### Written instruction
Leaving out every picture, copy the lines of the data exactly, from the first through the line containing "Chart.register(...registerables);".

* BEGIN Material for this task *

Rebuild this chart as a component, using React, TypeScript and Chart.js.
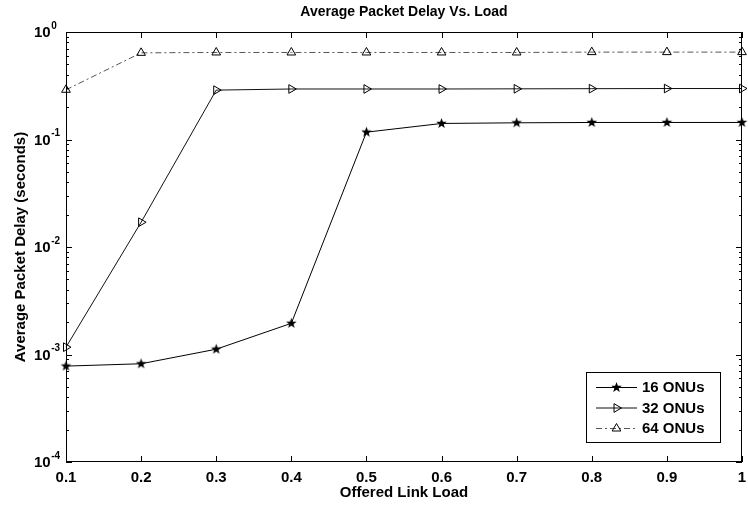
import React, { useEffect, useRef } from "react";
import { Chart, registerables } from "chart.js";
Chart.register(...registerables);

const chartTitle = "Average Packet Delay Vs. Load";
const xAxisTitle = "Offered Link Load";
const yAxisTitle = "Average Packet Delay (seconds)";

const loads = [0.1, 0.2, 0.3, 0.4, 0.5, 0.6, 0.7, 0.8, 0.9, 1.0];
const xTickLabels = ["0.1", "0.2", "0.3", "0.4", "0.5", "0.6", "0.7", "0.8", "0.9", "1"];
const yTickExponents = [0, -1, -2, -3, -4];
const seriesNames = ["16 ONUs", "32 ONUs", "64 ONUs"];

const delay16 = [0.00078, 0.00082, 0.00112, 0.00195, 0.117, 0.141, 0.143, 0.144, 0.144, 0.144];
const delay32 = [0.00117, 0.017, 0.288, 0.295, 0.295, 0.295, 0.296, 0.297, 0.298, 0.298];
const delay64 = [0.29, 0.64, 0.645, 0.645, 0.645, 0.645, 0.645, 0.65, 0.65, 0.65];

const FONT = "'Liberation Sans', Arial, Helvetica, sans-serif";

function makeStar(r: number): HTMLCanvasElement {
  const s = Math.ceil(r * 2 + 2);
  const c = document.createElement("canvas");
  c.width = s;
  c.height = s;
  const ctx = c.getContext("2d")!;
  ctx.beginPath();
  for (let i = 0; i < 10; i++) {
    const rad = i % 2 === 0 ? r : r * 0.42;
    const a = -Math.PI / 2 + (i * Math.PI) / 5;
    const x = s / 2 + rad * Math.cos(a);
    const y = s / 2 + rad * Math.sin(a);
    if (i === 0) ctx.moveTo(x, y);
    else ctx.lineTo(x, y);
  }
  ctx.closePath();
  ctx.fillStyle = "#000";
  ctx.fill();
  return c;
}

function drawTriangle(ctx: CanvasRenderingContext2D, x: number, y: number, r: number, rotDeg: number) {
  let rad = (rotDeg * Math.PI) / 180;
  ctx.beginPath();
  ctx.moveTo(x + Math.sin(rad) * r, y - Math.cos(rad) * r);
  rad += (2 * Math.PI) / 3;
  ctx.lineTo(x + Math.sin(rad) * r, y - Math.cos(rad) * r);
  rad += (2 * Math.PI) / 3;
  ctx.lineTo(x + Math.sin(rad) * r, y - Math.cos(rad) * r);
  ctx.closePath();
  ctx.stroke();
}

export default function App() {
  const ref = useRef<HTMLCanvasElement | null>(null);

  useEffect(() => {
    if (!ref.current) return;
    const star = makeStar(5.5);
    const seriesStyles = [
      { color: "#000", dash: [] as number[], marker: "star" },
      { color: "#111", dash: [] as number[], marker: "tri90" },
      { color: "#555", dash: [6, 3, 2, 3], marker: "tri0" },
    ];

    const framePlugin = {
      id: "frame",
      afterDatasetsDraw(chart: any) {
        const { ctx, chartArea } = chart;
        const { left, right, top, bottom } = chartArea;
        const x = chart.scales.x;
        const y = chart.scales.y;
        ctx.save();
        ctx.strokeStyle = "#000";
        ctx.lineWidth = 1;
        ctx.setLineDash([]);
        ctx.strokeRect(left + 0.5, top + 0.5, right - left - 1, bottom - top - 1);
        ctx.beginPath();
        loads.forEach((v) => {
          const px = Math.round(x.getPixelForValue(v)) + 0.5;
          ctx.moveTo(px, bottom);
          ctx.lineTo(px, bottom - 6);
          ctx.moveTo(px, top);
          ctx.lineTo(px, top + 6);
        });
        for (let e = yTickExponents[yTickExponents.length - 1]; e <= yTickExponents[0]; e++) {
          const py = Math.round(y.getPixelForValue(Math.pow(10, e))) + 0.5;
          ctx.moveTo(left, py);
          ctx.lineTo(left + 6, py);
          ctx.moveTo(right, py);
          ctx.lineTo(right - 6, py);
          if (e < yTickExponents[0]) {
            for (let m = 2; m <= 9; m++) {
              const pm = Math.round(y.getPixelForValue(m * Math.pow(10, e))) + 0.5;
              ctx.moveTo(left, pm);
              ctx.lineTo(left + 3, pm);
              ctx.moveTo(right, pm);
              ctx.lineTo(right - 3, pm);
            }
          }
        }
        ctx.stroke();

        ctx.fillStyle = "#000";
        ctx.font = `bold 15px ${FONT}`;
        ctx.textAlign = "center";
        ctx.textBaseline = "middle";
        loads.forEach((v, i) => {
          ctx.fillText(xTickLabels[i], x.getPixelForValue(v), bottom + 16);
        });
        yTickExponents.forEach((e) => {
          const py = y.getPixelForValue(Math.pow(10, e));
          ctx.textAlign = "left";
          ctx.font = `bold 15px ${FONT}`;
          ctx.fillText("10", 34, py + 1);
          const w = ctx.measureText("10").width;
          ctx.font = `bold 10px ${FONT}`;
          ctx.fillText(String(e), 34 + w + 0.5, py - 6);
        });
        ctx.restore();
      },
      afterDraw(chart: any) {
        const { ctx } = chart;
        ctx.save();
        const bx = 586.5, by = 372.5, bw = 134, bh = 70;
        ctx.fillStyle = "#fff";
        ctx.fillRect(bx, by, bw, bh);
        ctx.strokeStyle = "#000";
        ctx.lineWidth = 1;
        ctx.strokeRect(bx, by, bw, bh);
        const rows = [387, 407.5, 428];
        seriesNames.forEach((name, i) => {
          const st = seriesStyles[i];
          const ry = rows[i];
          ctx.strokeStyle = st.color;
          ctx.setLineDash(st.dash);
          ctx.beginPath();
          ctx.moveTo(596, ry + 0.5);
          ctx.lineTo(637, ry + 0.5);
          ctx.stroke();
          ctx.setLineDash([]);
          ctx.strokeStyle = "#000";
          if (st.marker === "star") {
            ctx.drawImage(star, 616.5 - star.width / 2, ry + 0.5 - star.height / 2);
          } else if (st.marker === "tri90") {
            drawTriangle(ctx, 616.5, ry + 0.5, 5, 90);
          } else {
            drawTriangle(ctx, 616.5, ry + 0.5, 5, 0);
          }
          ctx.fillStyle = "#000";
          ctx.font = `bold 15px ${FONT}`;
          ctx.textAlign = "left";
          ctx.textBaseline = "middle";
          ctx.fillText(name, 642, ry + 1);
        });
        ctx.restore();
      },
    };

    const mk = (vals: number[]) => loads.map((v, i) => ({ x: v, y: vals[i] }));

    const chart = new Chart(ref.current, {
      type: "line",
      data: {
        datasets: [
          {
            label: seriesNames[0],
            data: mk(delay16),
            borderColor: seriesStyles[0].color,
            borderWidth: 1,
            pointStyle: star as any,
            pointRadius: 5,
            tension: 0,
            clip: false as any,
          },
          {
            label: seriesNames[1],
            data: mk(delay32),
            borderColor: seriesStyles[1].color,
            borderWidth: 1,
            pointStyle: "triangle",
            rotation: 90,
            pointRadius: 5,
            pointBorderColor: "#000",
            pointBackgroundColor: "rgba(0,0,0,0)",
            pointBorderWidth: 1,
            tension: 0,
            clip: false as any,
          },
          {
            label: seriesNames[2],
            data: mk(delay64),
            borderColor: seriesStyles[2].color,
            borderDash: seriesStyles[2].dash,
            borderWidth: 1,
            pointStyle: "triangle",
            pointRadius: 5,
            pointBorderColor: "#000",
            pointBackgroundColor: "rgba(0,0,0,0)",
            pointBorderWidth: 1,
            tension: 0,
            clip: false as any,
          },
        ],
      },
      options: {
        responsive: false,
        animation: false,
        layout: { padding: { left: 0, right: 3, top: 0, bottom: 0 } },
        plugins: {
          legend: { display: false },
          tooltip: { enabled: false },
          title: {
            display: true,
            text: chartTitle,
            fullSize: false,
            color: "#000",
            font: { family: FONT, size: 14, weight: "bold" },
            padding: { top: 4, bottom: 11.2 },
          },
        },
        scales: {
          x: {
            type: "linear",
            min: 0.1,
            max: 1,
            grid: { display: false },
            border: { display: false },
            ticks: { display: false },
            title: {
              display: true,
              text: xAxisTitle,
              color: "#000",
              font: { family: FONT, size: 15, weight: "bold" },
              padding: { top: 0, bottom: 3 },
            },
            afterFit: (s: any) => {
              s.height = 43;
              s.paddingLeft = 0;
              s.paddingRight = 0;
            },
          },
          y: {
            type: "logarithmic",
            min: 1e-4,
            max: 1,
            grid: { display: false },
            border: { display: false },
            ticks: { display: false },
            title: {
              display: true,
              text: yAxisTitle,
              color: "#000",
              font: { family: FONT, size: 15, weight: "bold" },
              padding: { top: 12, bottom: 0 },
            },
            afterFit: (s: any) => {
              s.width = 66;
              s.paddingTop = 0;
              s.paddingBottom = 0;
            },
          },
        },
      },
      plugins: [framePlugin],
    });
    return () => chart.destroy();
  }, []);

  return (
    <div style={{ position: "fixed", left: 0, top: 0, width: 748, height: 505, background: "#fff" }}>
      <canvas ref={ref} width={748} height={505} />
    </div>
  );
}
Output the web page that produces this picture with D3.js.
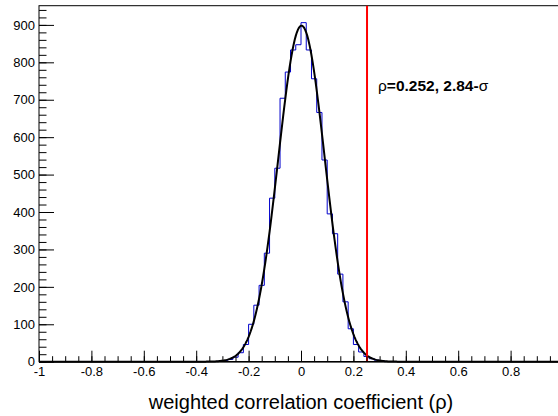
<!DOCTYPE html>
<html><head><meta charset="utf-8">
<script src="https://cdn.jsdelivr.net/npm/d3@7"></script>
<style>html,body{margin:0;padding:0;background:#fff;overflow:hidden}</style>
</head><body>
<svg id="chart" width="558" height="416"></svg>
<script>
// ---- data ----
const binLowEdges = [-0.32,-0.30,-0.28,-0.26,-0.24,-0.22,-0.20,-0.18,-0.16,-0.14,-0.12,-0.10,-0.08,-0.06,-0.04,-0.02,
                      0.00, 0.02, 0.04, 0.06, 0.08, 0.10, 0.12, 0.14, 0.16, 0.18, 0.20, 0.22, 0.24, 0.26, 0.28, 0.30];
const binCounts   = [1,3,6,12,24,46,100,151,204,290,437,517,704,774,833,847,
                     906,833,756,666,539,395,342,234,160,88,46,26,14,8,4,2];
const binWidth = 0.02;
const fitConstant = 898, fitMean = 0.002, fitSigma = 0.0885;
const xTickValues = [-1,-0.8,-0.6,-0.4,-0.2,0,0.2,0.4,0.6,0.8,1];
const xTickLabels = ["-1","-0.8","-0.6","-0.4","-0.2","0","0.2","0.4","0.6","0.8",""]; // "1" lies outside the window
const yTickValues = [0,100,200,300,400,500,600,700,800,900];
const yTickLabels = ["0","100","200","300","400","500","600","700","800","900"];
const observedRho = 0.252;
const annotationParts = [["\u03c1","normal"],["=0.252, 2.84-","bold"],["\u03c3","normal"]];
const xTitle = "weighted correlation coefficient (\u03c1)";

// ---- layout ----
const FL = 39, FR = 563, FT = 5.7, FB = 361.7;
const font = "'Liberation Sans', Arial, Helvetica, sans-serif";
const svg = d3.select("#chart");
svg.append("rect").attr("width",558).attr("height",416).attr("fill","#fff");

const x = d3.scaleLinear().domain([-1,1]).range([FL,FR]);
const y = d3.scaleLinear().domain([0,951.3]).range([FB,FT]);

// frame
svg.append("rect").attr("x",FL).attr("y",FT).attr("width",FR-FL).attr("height",FB-FT)
  .attr("fill","none").attr("stroke","#000").attr("stroke-width",1);

// histogram step outline
const pts = [[binLowEdges[0],0]];
binLowEdges.forEach((e,i)=>{ pts.push([e,binCounts[i]]); pts.push([e+binWidth,binCounts[i]]); });
pts.push([binLowEdges[binLowEdges.length-1]+binWidth,0]);
svg.append("path").attr("d", d3.line().x(d=>x(d[0])).y(d=>y(d[1]))(pts))
  .attr("fill","none").attr("stroke","#0000cc").attr("stroke-width",1);

// fit function
const fx = d3.range(-1, 1.0001, 0.004);
svg.append("path")
  .attr("d", d3.line().x(d=>x(d)).y(d=>y(fitConstant*Math.exp(-0.5*Math.pow((d-fitMean)/fitSigma,2))))(fx))
  .attr("fill","none").attr("stroke","#000").attr("stroke-width",2);

// red marker line
svg.append("line").attr("x1",x(observedRho)).attr("x2",x(observedRho)).attr("y1",FB).attr("y2",FT)
  .attr("stroke","#ff0000").attr("stroke-width",2);

// axes
const gx = svg.append("g").attr("transform",`translate(0,${FB})`);
gx.call(d3.axisBottom(x).tickValues(d3.range(-1,1.0001,0.05)).tickSize(-5.5).tickFormat(""));
gx.call(g=>g.select(".domain").remove());
const gx2 = svg.append("g").attr("transform",`translate(0,${FB})`);
gx2.call(d3.axisBottom(x).tickValues(xTickValues).tickSize(-11).tickPadding(5)
  .tickFormat((d,i)=>xTickLabels[i]));
gx2.select(".domain").remove();
gx2.selectAll("text").attr("font-family",font).attr("font-size",13).attr("fill","#000");
svg.append("line").attr("x1",FL).attr("x2",FR).attr("y1",FB).attr("y2",FB).attr("stroke","#000").attr("stroke-width",1.6);

const gy = svg.append("g").attr("transform",`translate(${FL},0)`);
gy.call(d3.axisLeft(y).tickValues(d3.range(0,951,20)).tickSize(-7.5).tickFormat(""));
gy.select(".domain").remove();
const gy2 = svg.append("g").attr("transform",`translate(${FL},0)`);
gy2.call(d3.axisLeft(y).tickValues(yTickValues).tickSize(-15).tickPadding(4)
  .tickFormat((d,i)=>yTickLabels[i]));
gy2.select(".domain").remove();
gy2.selectAll("text").attr("font-family",font).attr("font-size",13).attr("fill","#000");
svg.selectAll(".tick line").attr("stroke","#000");

// annotation
const ann = svg.append("text").attr("x",378).attr("y",91).attr("font-family",font).attr("font-size",15.5).attr("fill","#000");
annotationParts.forEach(p=>ann.append("tspan").attr("font-weight",p[1]).text(p[0]));

// x title
svg.append("text").attr("x",(FL+FR)/2).attr("y",409).attr("text-anchor","middle")
  .attr("font-family",font).attr("font-size",20).attr("fill","#000").text(xTitle);
</script>
</body></html>
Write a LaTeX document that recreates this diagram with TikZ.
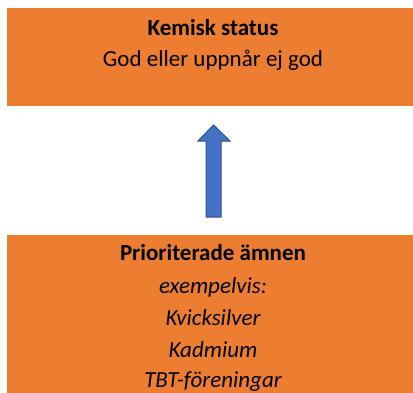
\documentclass[tikz,border=0pt]{standalone}
\usepackage{fontspec}
\setmainfont{Carlito}
\definecolor{boxorange}{HTML}{ED7D31}
\definecolor{arrowblue}{HTML}{4472C4}
\definecolor{arrowedge}{HTML}{2F528F}
\newcommand{\fsz}{\fontsize{23}{26}\selectfont}
\begin{document}
\begin{tikzpicture}[x=1pt,y=-1pt,
  panel/.style={fill=boxorange,draw=none},
  txt/.style={anchor=center,inner sep=0pt,font=\fsz,text=black},
  boldtxt/.style={txt,font=\fsz\bfseries},
  ittxt/.style={txt,font=\fsz\itshape}]
\useasboundingbox (0,0) rectangle (413,392);
\fill[white] (0,0) rectangle (413,392);
\path[panel] (7,8) rectangle (420,106);
\path[panel] (7,235) rectangle (420,400);
\node[boldtxt] (t1) at (213,28) {Kemisk status};
\node[txt] (t2) at (213,60) {God eller uppnår ej god};
\node[boldtxt] (b1) at (213,253) {Prioriterade ämnen};
\node[ittxt] (b2) at (213,287) {exempelvis:};
\node[ittxt] (b3) at (213,318) {Kvicksilver};
\node[ittxt] (b4) at (213,350) {Kadmium};
\node[ittxt] (b5) at (213,382) {TBT-föreningar};
\filldraw[fill=arrowblue,draw=arrowedge,line width=1pt,line join=miter]
  (206,217) -- (206,141) -- (198,141) -- (213.5,125) -- (230,141) -- (221,141) -- (221,217) -- cycle;
\end{tikzpicture}
\end{document}
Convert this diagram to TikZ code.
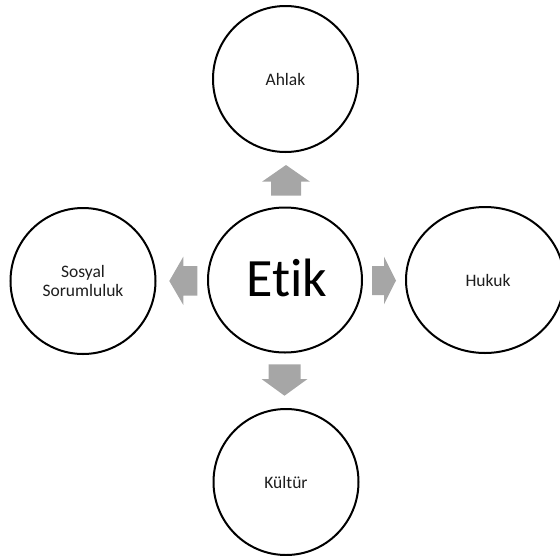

* END Material for this task *

### Answer for this exercise
Rebuild this chart as a component, using React, TypeScript and Chart.js.
import React, { useEffect, useRef } from "react";
import { Chart, registerables } from "chart.js";
Chart.register(...registerables);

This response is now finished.